[Begin]
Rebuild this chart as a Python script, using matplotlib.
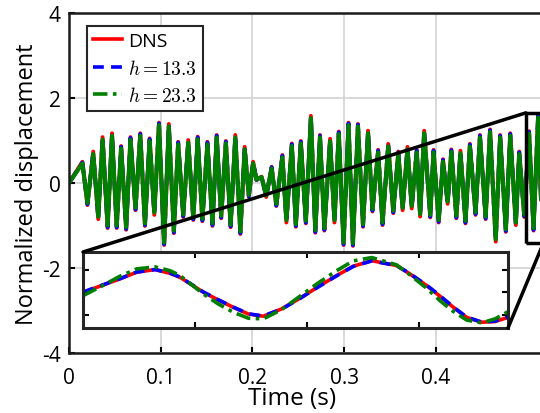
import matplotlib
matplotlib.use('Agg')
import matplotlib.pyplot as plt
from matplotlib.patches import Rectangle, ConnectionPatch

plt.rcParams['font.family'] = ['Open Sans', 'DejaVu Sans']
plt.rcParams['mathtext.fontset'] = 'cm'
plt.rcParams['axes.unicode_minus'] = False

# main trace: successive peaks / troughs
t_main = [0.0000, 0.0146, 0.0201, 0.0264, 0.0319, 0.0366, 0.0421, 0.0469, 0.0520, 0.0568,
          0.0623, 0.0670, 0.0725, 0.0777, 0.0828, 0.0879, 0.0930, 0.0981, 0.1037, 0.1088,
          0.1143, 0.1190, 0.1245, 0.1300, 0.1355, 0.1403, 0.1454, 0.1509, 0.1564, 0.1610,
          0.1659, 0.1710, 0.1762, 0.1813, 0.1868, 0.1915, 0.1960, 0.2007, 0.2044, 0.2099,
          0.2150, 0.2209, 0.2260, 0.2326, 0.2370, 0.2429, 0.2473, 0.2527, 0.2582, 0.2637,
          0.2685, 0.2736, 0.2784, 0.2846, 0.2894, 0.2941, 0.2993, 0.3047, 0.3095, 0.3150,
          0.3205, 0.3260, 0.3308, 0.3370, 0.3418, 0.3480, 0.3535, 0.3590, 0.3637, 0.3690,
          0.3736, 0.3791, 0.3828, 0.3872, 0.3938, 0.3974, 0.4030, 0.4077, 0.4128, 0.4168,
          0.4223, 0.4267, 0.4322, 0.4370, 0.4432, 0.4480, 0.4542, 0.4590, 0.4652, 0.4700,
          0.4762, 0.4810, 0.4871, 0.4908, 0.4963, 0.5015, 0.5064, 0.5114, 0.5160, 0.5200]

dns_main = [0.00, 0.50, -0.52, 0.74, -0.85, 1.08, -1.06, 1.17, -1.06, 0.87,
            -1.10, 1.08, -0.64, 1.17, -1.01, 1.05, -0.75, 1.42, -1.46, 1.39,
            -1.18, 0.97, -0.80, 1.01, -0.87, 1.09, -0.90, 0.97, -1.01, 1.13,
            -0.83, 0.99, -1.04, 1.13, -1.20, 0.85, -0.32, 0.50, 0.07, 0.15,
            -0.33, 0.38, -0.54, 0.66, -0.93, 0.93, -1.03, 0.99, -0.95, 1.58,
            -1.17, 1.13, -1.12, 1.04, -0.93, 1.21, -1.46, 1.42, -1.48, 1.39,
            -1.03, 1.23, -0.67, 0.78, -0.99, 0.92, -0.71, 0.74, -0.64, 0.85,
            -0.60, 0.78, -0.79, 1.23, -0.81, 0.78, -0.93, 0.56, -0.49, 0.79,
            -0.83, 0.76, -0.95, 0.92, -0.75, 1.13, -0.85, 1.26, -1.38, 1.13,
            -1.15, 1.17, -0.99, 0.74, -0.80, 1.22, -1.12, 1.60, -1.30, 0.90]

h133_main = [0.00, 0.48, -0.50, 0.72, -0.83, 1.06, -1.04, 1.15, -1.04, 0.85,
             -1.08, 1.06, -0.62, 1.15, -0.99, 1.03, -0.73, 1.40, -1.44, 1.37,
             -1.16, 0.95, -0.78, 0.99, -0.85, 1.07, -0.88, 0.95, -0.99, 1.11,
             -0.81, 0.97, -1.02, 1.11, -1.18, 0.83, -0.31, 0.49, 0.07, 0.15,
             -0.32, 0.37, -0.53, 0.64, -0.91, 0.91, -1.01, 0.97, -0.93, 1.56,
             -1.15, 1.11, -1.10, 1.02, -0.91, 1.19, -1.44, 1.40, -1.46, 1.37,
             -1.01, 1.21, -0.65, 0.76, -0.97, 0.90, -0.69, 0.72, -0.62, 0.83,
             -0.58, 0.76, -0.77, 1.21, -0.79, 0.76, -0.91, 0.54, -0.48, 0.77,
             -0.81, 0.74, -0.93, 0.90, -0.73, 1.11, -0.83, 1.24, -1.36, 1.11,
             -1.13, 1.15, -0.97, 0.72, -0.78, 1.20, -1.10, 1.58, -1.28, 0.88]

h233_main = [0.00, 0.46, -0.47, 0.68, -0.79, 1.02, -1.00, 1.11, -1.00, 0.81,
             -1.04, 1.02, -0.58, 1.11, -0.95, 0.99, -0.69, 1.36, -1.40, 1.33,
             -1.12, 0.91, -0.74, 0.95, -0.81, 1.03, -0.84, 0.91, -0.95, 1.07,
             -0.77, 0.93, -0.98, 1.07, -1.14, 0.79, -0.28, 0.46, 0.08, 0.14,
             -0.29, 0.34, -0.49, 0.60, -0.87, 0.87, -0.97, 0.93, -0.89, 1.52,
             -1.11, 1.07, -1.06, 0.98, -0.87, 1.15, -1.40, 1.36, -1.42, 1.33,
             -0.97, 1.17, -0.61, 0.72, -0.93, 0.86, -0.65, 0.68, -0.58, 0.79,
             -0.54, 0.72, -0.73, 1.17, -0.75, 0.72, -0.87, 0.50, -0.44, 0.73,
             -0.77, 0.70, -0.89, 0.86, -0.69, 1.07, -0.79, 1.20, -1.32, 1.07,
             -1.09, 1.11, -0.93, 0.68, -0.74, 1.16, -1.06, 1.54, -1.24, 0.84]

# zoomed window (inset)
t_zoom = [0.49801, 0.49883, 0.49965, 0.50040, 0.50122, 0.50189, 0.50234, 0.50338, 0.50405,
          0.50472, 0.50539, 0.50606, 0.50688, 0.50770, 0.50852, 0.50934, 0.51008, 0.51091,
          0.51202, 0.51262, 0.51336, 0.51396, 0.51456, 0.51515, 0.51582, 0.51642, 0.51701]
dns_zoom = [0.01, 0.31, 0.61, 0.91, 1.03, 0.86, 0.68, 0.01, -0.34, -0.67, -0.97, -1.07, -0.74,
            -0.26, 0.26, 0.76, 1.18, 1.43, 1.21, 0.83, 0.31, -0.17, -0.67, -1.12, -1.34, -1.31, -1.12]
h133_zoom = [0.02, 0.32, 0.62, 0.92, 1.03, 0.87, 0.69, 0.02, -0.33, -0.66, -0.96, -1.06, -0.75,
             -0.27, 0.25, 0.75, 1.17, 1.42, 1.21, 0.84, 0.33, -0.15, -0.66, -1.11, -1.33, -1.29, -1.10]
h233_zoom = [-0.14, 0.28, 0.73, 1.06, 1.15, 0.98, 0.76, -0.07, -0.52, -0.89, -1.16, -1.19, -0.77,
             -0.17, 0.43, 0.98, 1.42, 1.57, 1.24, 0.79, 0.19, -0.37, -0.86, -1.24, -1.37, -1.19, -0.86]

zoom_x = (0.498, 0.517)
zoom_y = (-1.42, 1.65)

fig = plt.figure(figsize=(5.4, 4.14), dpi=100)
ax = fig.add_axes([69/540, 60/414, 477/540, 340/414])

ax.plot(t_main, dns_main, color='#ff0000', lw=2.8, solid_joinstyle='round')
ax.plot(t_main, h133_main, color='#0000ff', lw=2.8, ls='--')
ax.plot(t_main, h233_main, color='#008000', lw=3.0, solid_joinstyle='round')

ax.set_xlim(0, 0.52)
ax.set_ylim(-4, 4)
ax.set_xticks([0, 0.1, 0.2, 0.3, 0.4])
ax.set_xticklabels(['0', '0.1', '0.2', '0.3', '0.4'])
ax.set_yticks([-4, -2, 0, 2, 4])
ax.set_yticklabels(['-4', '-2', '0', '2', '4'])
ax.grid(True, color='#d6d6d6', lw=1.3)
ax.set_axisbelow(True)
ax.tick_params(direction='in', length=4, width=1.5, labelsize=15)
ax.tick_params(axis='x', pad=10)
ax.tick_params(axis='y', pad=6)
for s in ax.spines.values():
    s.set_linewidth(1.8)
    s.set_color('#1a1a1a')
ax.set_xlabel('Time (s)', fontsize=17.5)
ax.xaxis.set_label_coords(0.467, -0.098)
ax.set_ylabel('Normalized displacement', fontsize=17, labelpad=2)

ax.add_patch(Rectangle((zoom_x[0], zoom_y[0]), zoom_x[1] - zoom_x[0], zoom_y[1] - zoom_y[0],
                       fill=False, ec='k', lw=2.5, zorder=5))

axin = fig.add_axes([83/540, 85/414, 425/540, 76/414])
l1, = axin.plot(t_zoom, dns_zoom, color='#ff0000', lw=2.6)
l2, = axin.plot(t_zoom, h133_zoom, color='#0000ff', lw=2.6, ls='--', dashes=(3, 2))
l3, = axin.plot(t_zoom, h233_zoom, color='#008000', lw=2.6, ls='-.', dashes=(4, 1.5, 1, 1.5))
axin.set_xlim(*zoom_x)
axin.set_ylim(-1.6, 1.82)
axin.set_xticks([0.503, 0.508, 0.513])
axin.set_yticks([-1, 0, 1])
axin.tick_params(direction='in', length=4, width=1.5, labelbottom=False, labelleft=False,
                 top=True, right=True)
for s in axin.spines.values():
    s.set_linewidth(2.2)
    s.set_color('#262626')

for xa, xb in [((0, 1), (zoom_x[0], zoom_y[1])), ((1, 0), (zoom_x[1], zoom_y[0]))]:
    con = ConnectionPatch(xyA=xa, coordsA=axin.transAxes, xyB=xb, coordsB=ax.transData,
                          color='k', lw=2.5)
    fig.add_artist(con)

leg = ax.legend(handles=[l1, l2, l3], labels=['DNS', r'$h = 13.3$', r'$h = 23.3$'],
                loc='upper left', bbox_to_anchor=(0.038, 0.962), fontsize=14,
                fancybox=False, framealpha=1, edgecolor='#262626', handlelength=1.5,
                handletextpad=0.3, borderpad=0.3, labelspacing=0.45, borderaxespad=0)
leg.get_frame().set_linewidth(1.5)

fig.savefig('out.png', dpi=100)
[End]
[Begin]
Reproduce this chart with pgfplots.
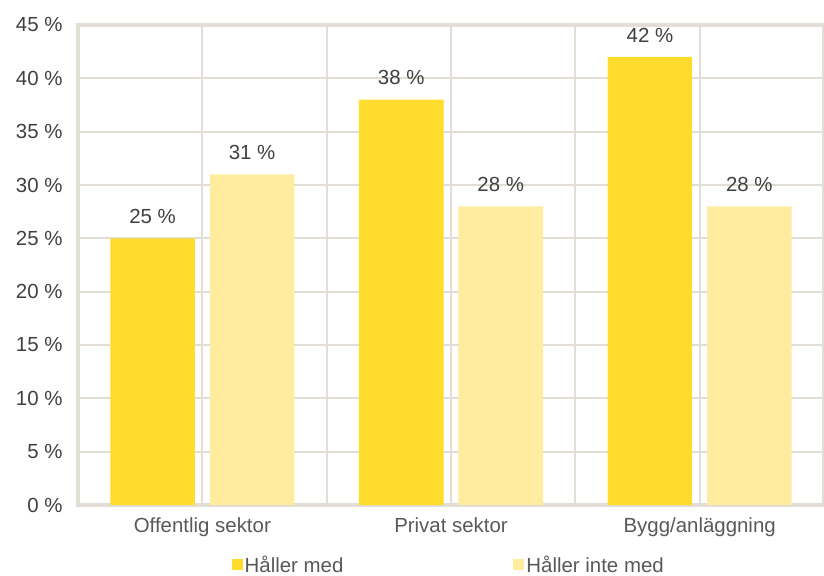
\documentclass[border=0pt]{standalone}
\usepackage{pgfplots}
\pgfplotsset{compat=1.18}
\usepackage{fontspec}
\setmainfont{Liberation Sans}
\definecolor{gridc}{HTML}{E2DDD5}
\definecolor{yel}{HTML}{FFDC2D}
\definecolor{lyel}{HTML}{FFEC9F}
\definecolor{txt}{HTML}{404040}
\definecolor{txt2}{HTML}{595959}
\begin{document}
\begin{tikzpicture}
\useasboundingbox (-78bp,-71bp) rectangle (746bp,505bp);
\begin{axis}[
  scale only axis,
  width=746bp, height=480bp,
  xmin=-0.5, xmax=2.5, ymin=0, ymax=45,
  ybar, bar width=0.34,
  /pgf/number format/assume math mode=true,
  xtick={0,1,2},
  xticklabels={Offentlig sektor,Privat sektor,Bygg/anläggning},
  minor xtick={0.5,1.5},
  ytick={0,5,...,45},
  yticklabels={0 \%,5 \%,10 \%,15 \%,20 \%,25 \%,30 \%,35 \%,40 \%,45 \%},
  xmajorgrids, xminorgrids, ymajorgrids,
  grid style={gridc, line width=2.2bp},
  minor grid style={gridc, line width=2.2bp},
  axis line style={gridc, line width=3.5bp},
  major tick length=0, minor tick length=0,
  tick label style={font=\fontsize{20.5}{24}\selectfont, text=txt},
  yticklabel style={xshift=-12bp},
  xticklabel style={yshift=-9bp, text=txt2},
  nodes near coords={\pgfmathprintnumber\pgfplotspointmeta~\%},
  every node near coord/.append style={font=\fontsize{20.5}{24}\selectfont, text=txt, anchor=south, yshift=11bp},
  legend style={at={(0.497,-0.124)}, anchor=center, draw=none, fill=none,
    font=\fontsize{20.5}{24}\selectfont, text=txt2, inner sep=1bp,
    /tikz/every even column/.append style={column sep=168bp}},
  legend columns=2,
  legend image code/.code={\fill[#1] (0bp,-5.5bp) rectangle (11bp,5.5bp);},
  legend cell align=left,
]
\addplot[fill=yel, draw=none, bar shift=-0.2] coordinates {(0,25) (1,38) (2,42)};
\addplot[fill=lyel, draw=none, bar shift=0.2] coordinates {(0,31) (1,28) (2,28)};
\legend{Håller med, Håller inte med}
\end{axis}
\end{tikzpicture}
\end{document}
[End]
[Begin]
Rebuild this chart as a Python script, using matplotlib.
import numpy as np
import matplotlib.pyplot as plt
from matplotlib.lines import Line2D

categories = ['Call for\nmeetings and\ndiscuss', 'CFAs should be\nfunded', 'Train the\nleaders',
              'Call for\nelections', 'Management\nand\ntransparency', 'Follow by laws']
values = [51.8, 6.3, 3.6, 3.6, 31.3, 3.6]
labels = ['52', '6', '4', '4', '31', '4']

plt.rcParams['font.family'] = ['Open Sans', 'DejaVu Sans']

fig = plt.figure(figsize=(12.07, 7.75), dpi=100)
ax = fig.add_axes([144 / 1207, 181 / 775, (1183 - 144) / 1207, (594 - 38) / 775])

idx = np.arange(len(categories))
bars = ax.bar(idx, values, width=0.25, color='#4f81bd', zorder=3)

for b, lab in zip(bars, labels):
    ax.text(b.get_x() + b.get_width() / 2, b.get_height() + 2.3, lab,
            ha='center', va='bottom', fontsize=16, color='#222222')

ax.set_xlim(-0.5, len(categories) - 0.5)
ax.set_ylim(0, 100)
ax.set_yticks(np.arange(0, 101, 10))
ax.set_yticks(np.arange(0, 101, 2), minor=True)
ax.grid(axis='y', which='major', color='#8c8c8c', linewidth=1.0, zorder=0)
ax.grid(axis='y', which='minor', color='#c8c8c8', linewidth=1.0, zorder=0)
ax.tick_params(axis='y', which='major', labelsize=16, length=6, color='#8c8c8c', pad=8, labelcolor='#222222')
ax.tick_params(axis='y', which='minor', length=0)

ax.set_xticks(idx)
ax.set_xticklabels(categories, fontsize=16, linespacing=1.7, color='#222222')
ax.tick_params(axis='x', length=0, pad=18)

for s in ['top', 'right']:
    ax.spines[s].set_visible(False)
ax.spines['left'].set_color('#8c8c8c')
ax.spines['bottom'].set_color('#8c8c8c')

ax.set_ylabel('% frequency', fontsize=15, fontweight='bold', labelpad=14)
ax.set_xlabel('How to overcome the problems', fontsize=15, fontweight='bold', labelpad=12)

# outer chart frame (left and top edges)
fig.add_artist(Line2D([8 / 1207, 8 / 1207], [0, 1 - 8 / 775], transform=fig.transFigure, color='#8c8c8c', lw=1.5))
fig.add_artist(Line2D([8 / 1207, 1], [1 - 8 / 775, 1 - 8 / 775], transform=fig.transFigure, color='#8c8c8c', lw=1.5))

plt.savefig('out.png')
[End]
## [Task goal]
Each line that holds the word "chart" is to be copied.

## [Solution to the problem]
Rebuild this chart as a Python script, using matplotlib.
Reproduce this chart with pgfplots.
Rebuild this chart as a Python script, using matplotlib.
# outer chart frame (left and top edges)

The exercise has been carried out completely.